Witnesses reported roofs being ripped off, buildings shaking and trees flattened under the power of the winds. Officials said the storm surge would flood some places to roof level.
“This is a cyclone of savagery and intensity,” Prime Minister Julia Gillard said in a nationally televised press conference as the storm moved toward the coast. “People are facing some really dreadful hours in front of them.”
More than 10,000 people fled to 20 evacuation centers in a danger zone stretching 190 miles, amid strong warnings in the past two days. Many others moved in with family or friends in safer locations. Still, authorities were preparing for devastation, and likely deaths.
The storm’s front was about 300 miles across, with the worst of the winds expected to lash the coast for up to four hours, although blustery conditions and heavy rain could last for a day.
“It’s such a big storm — it’s a monster, killer storm,” Queensland Premier Anna Bligh said, adding that the only previous cyclone measured in the state at such strength was in 1918. “This impact is likely to be more life threatening than any experienced during recent generations.”
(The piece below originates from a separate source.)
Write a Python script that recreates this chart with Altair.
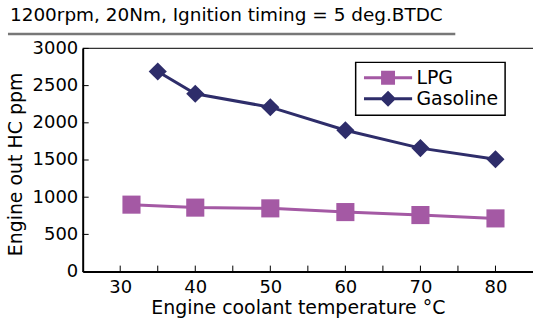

The damage would not be known until first light, officials said.
In the city of Cairns, about 75 miles north of Mission Beach, guests at a waterfront hotel took cover in the central ballroom as lights flickered. Staff members handed out flashlights and pinned curtains shut over windows in danger of shattering.
Tourist Barbara Maskei, 49, of Germany, lay on the ballroom floor under a sheet reading a book, as her 20-year-old daughter, Annette, and husband, Peter, dozed beside her. For her, there would be no sleep. “I like to keep my eyes open,” she said as the wind roared outside.
The staff distracted people from the storm by playing the movie “Music and Lyrics” on a giant screen. Some tried to sleep through the noise of the movie, wailing children and loud conversations.
In Innisfail, a town about 55 miles south of Cairns that sat nearly in the direct path of the storm, Mayor Bill Shannon said he saw the roof torn off a building near the local government building where about 500 people are sheltering.
“We’re just hoping and praying we can all get through the night,” Mr. Shannon said.
In nearby Tully, resident Ross Sorbello described feeling his house shake from the wind.